Stored data:

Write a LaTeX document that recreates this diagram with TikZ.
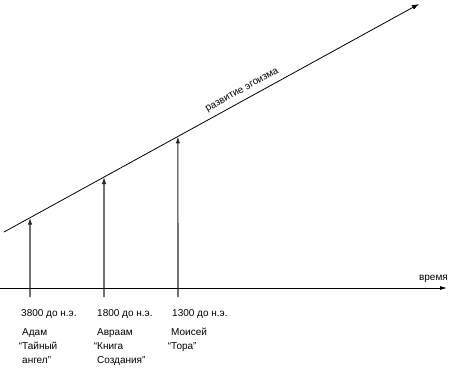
\documentclass[tikz,border=0pt]{standalone}
\usepackage{fontspec}
\setmainfont{Liberation Sans}
\usepackage{tikz}
\usetikzlibrary{arrows.meta,calc,positioning}
\tikzset{
  egoline/.style={
    -{Latex[length=7pt,width=5pt]},
    line width=0.8pt,
    draw=black
  },
  timeline/.style={
    -{Latex[length=7pt,width=4pt]},
    line width=0.8pt,
    draw=black
  },
  eraarrow/.style={
    -{Latex[length=7pt,width=4.5pt]},
    line width=1.1pt,
    draw=black!85
  },
  datelabel/.style={
    anchor=base west,
    inner sep=0pt,
    font=\fontsize{10}{14}\selectfont
  },
  notelabel/.style={
    anchor=north west,
    align=left,
    inner sep=0pt,
    font=\fontsize{10}{14}\selectfont
  },
  axislabel/.style={
    inner sep=0pt,
    font=\fontsize{10}{12}\selectfont
  }
}

\begin{document}
\begin{tikzpicture}[x=1pt,y=-1pt]
  \useasboundingbox (0,0) rectangle (450,368);

  \coordinate (egostart) at (4,232);
  \coordinate (egoend) at (419,4);
  \coordinate (axisstart) at (0,288);
  \coordinate (axisend) at (447,288);

  \draw[egoline] (egostart) -- (egoend)
    node[pos=0.585, sloped, above=5pt, axislabel] (egolabel) {развитие эгоизма};
  \draw[timeline] (axisstart) -- (axisend);
  \node[axislabel, anchor=base east] (timelabel) at (448,280) {время};

  \coordinate (adambase) at (30,297);
  \coordinate (avraambase) at (104,297);
  \coordinate (moiseibase) at (178,297);
  \coordinate (adamtop) at ($(egostart)!0.0627!(egoend)$);
  \coordinate (avraamtop) at ($(egostart)!0.241!(egoend)$);
  \coordinate (moiseitop) at ($(egostart)!0.419!(egoend)$);

  \draw[eraarrow] (adambase) -- (adamtop);
  \draw[eraarrow] (avraambase) -- (avraamtop);
  \draw[eraarrow] (moiseibase) -- (moiseitop);

  \node[datelabel] (adamdate) at (21,316) {3800 до н.э.};
  \node[datelabel] (avraamdate) at (97,316) {1800 до н.э.};
  \node[datelabel] (moiseidate) at (172,316) {1300 до н.э.};

  \node[notelabel] (adam) at (22,328) {Адам\\\llap{“}Тайный\\ангел”};
  \node[notelabel] (avraam) at (97,328) {Авраам\\\llap{“}Книга\\Создания”};
  \node[notelabel] (moisei) at (171,328) {Моисей\\\llap{“}Тора”};
\end{tikzpicture}
\end{document}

Your objective:
Output exactly the span of lines from the top of the listing through the line holding "(0,0) rectangle (450,368);", and leave every picture out.

Answer below:
Write a LaTeX document that recreates this diagram with TikZ.
\documentclass[tikz,border=0pt]{standalone}
\usepackage{fontspec}
\setmainfont{Liberation Sans}
\usepackage{tikz}
\usetikzlibrary{arrows.meta,calc,positioning}
\tikzset{
  egoline/.style={
    -{Latex[length=7pt,width=5pt]},
    line width=0.8pt,
    draw=black
  },
  timeline/.style={
    -{Latex[length=7pt,width=4pt]},
    line width=0.8pt,
    draw=black
  },
  eraarrow/.style={
    -{Latex[length=7pt,width=4.5pt]},
    line width=1.1pt,
    draw=black!85
  },
  datelabel/.style={
    anchor=base west,
    inner sep=0pt,
    font=\fontsize{10}{14}\selectfont
  },
  notelabel/.style={
    anchor=north west,
    align=left,
    inner sep=0pt,
    font=\fontsize{10}{14}\selectfont
  },
  axislabel/.style={
    inner sep=0pt,
    font=\fontsize{10}{12}\selectfont
  }
}

\begin{document}
\begin{tikzpicture}[x=1pt,y=-1pt]
  \useasboundingbox (0,0) rectangle (450,368);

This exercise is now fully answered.